* begin DATASET ENTRIES *
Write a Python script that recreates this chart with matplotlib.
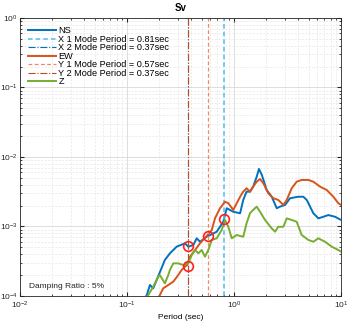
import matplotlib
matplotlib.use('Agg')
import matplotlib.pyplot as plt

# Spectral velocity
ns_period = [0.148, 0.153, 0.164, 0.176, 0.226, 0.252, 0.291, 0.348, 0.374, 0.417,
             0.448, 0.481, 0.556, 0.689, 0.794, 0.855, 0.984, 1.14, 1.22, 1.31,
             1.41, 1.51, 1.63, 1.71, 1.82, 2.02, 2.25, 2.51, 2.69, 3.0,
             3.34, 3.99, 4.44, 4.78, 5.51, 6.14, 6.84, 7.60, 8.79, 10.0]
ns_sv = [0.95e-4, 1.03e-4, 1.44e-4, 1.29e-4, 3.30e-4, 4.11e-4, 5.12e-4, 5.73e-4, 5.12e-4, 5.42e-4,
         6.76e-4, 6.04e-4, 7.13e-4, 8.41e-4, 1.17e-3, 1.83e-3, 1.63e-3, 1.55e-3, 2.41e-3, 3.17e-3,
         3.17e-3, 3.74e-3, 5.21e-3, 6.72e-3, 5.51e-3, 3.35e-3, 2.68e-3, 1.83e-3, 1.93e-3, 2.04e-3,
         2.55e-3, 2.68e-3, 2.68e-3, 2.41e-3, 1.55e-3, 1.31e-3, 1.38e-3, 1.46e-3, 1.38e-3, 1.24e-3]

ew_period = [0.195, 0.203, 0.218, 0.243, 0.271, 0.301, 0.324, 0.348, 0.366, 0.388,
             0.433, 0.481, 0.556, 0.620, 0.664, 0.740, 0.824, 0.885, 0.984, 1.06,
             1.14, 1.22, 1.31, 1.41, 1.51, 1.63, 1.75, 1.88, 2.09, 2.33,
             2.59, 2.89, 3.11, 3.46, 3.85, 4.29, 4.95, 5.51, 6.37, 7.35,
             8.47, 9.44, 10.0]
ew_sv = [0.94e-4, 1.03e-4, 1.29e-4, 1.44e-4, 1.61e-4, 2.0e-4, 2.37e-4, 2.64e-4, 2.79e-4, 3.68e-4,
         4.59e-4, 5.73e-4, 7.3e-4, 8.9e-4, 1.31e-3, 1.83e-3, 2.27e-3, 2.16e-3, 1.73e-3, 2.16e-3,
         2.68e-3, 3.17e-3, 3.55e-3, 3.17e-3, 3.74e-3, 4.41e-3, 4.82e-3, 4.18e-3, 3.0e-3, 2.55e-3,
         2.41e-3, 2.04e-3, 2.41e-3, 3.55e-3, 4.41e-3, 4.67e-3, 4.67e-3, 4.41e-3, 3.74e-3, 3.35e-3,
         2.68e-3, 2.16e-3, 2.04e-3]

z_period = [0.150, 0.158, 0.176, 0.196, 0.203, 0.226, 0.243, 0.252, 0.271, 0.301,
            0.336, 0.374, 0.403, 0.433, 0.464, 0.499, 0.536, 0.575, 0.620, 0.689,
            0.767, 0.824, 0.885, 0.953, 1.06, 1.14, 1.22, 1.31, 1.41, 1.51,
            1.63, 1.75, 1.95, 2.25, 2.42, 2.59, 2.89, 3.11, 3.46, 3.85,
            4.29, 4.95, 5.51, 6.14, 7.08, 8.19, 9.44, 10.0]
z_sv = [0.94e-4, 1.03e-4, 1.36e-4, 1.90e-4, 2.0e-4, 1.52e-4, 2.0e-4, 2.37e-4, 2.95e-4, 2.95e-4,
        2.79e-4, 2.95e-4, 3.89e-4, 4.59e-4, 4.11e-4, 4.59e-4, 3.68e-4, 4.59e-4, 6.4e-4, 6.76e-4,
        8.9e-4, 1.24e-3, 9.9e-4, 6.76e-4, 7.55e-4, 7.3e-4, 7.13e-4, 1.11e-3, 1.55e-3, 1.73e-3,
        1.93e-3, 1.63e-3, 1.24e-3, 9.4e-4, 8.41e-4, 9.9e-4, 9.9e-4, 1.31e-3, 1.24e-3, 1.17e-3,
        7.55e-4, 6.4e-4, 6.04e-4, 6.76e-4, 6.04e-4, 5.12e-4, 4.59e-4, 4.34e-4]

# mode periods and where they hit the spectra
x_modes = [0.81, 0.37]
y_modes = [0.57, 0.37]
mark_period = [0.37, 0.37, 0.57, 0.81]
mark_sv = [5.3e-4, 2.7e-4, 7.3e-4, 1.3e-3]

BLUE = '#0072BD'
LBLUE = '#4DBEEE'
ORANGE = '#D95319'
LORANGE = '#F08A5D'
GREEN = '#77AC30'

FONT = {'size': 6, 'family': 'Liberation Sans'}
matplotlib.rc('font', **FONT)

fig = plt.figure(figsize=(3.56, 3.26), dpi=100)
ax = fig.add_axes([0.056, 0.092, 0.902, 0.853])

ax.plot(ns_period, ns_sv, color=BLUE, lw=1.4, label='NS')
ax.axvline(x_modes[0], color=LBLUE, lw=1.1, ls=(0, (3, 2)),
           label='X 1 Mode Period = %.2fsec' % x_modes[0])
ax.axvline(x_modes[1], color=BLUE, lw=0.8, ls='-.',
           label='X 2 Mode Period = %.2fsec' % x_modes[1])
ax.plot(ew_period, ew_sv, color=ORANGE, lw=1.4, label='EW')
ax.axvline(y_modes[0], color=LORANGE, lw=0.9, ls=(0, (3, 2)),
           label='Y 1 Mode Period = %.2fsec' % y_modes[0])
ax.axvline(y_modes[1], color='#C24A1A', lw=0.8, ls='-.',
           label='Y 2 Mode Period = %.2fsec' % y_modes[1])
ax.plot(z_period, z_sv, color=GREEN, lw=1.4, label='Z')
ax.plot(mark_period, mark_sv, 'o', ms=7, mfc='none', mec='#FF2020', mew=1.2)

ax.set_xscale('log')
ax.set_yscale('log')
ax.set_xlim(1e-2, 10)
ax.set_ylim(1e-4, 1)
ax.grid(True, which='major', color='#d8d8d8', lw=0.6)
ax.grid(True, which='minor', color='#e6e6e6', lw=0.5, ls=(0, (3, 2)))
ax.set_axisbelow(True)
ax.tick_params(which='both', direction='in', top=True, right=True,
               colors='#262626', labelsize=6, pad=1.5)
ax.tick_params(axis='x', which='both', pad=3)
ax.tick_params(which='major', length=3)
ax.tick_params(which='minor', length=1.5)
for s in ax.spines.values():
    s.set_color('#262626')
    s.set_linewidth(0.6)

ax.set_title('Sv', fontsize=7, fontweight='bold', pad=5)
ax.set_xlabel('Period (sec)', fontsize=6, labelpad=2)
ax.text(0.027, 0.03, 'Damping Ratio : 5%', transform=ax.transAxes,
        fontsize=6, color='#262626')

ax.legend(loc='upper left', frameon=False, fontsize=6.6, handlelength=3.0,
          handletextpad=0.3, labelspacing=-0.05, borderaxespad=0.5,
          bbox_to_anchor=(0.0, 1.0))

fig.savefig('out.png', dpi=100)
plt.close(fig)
* end DATASET ENTRIES *
* begin DATASET ENTRIES *
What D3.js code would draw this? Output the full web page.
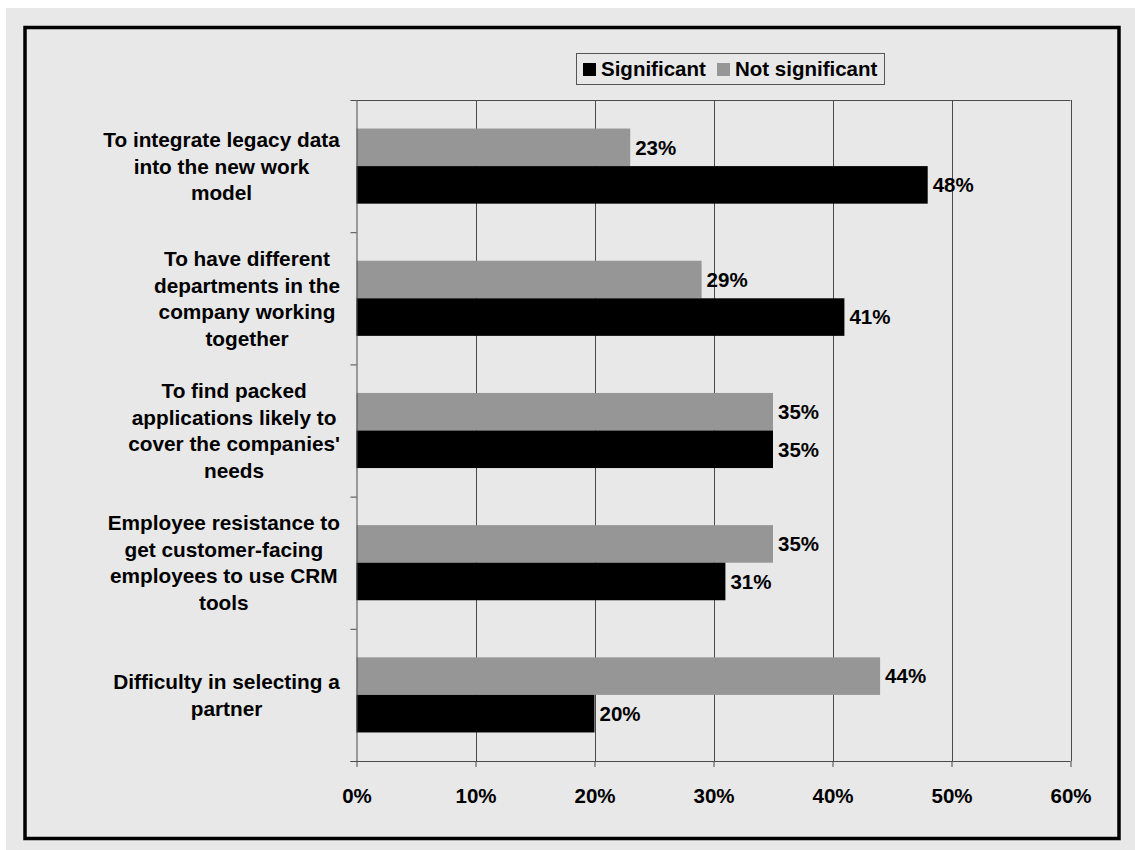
* end DATASET ENTRIES *
WRITTEN REQUEST:
From the entries above, copy exactly the lines starting at the one with "Write a Python" and stopping at the one with "2.68e-3, 2.16e-3, 2.04e-3]", keeping both ends. Drop the pictures.

RESPONSE TO THIS EXERCISE:
Write a Python script that recreates this chart with matplotlib.
import matplotlib
matplotlib.use('Agg')
import matplotlib.pyplot as plt

# Spectral velocity
ns_period = [0.148, 0.153, 0.164, 0.176, 0.226, 0.252, 0.291, 0.348, 0.374, 0.417,
             0.448, 0.481, 0.556, 0.689, 0.794, 0.855, 0.984, 1.14, 1.22, 1.31,
             1.41, 1.51, 1.63, 1.71, 1.82, 2.02, 2.25, 2.51, 2.69, 3.0,
             3.34, 3.99, 4.44, 4.78, 5.51, 6.14, 6.84, 7.60, 8.79, 10.0]
ns_sv = [0.95e-4, 1.03e-4, 1.44e-4, 1.29e-4, 3.30e-4, 4.11e-4, 5.12e-4, 5.73e-4, 5.12e-4, 5.42e-4,
         6.76e-4, 6.04e-4, 7.13e-4, 8.41e-4, 1.17e-3, 1.83e-3, 1.63e-3, 1.55e-3, 2.41e-3, 3.17e-3,
         3.17e-3, 3.74e-3, 5.21e-3, 6.72e-3, 5.51e-3, 3.35e-3, 2.68e-3, 1.83e-3, 1.93e-3, 2.04e-3,
         2.55e-3, 2.68e-3, 2.68e-3, 2.41e-3, 1.55e-3, 1.31e-3, 1.38e-3, 1.46e-3, 1.38e-3, 1.24e-3]

ew_period = [0.195, 0.203, 0.218, 0.243, 0.271, 0.301, 0.324, 0.348, 0.366, 0.388,
             0.433, 0.481, 0.556, 0.620, 0.664, 0.740, 0.824, 0.885, 0.984, 1.06,
             1.14, 1.22, 1.31, 1.41, 1.51, 1.63, 1.75, 1.88, 2.09, 2.33,
             2.59, 2.89, 3.11, 3.46, 3.85, 4.29, 4.95, 5.51, 6.37, 7.35,
             8.47, 9.44, 10.0]
ew_sv = [0.94e-4, 1.03e-4, 1.29e-4, 1.44e-4, 1.61e-4, 2.0e-4, 2.37e-4, 2.64e-4, 2.79e-4, 3.68e-4,
         4.59e-4, 5.73e-4, 7.3e-4, 8.9e-4, 1.31e-3, 1.83e-3, 2.27e-3, 2.16e-3, 1.73e-3, 2.16e-3,
         2.68e-3, 3.17e-3, 3.55e-3, 3.17e-3, 3.74e-3, 4.41e-3, 4.82e-3, 4.18e-3, 3.0e-3, 2.55e-3,
         2.41e-3, 2.04e-3, 2.41e-3, 3.55e-3, 4.41e-3, 4.67e-3, 4.67e-3, 4.41e-3, 3.74e-3, 3.35e-3,
         2.68e-3, 2.16e-3, 2.04e-3]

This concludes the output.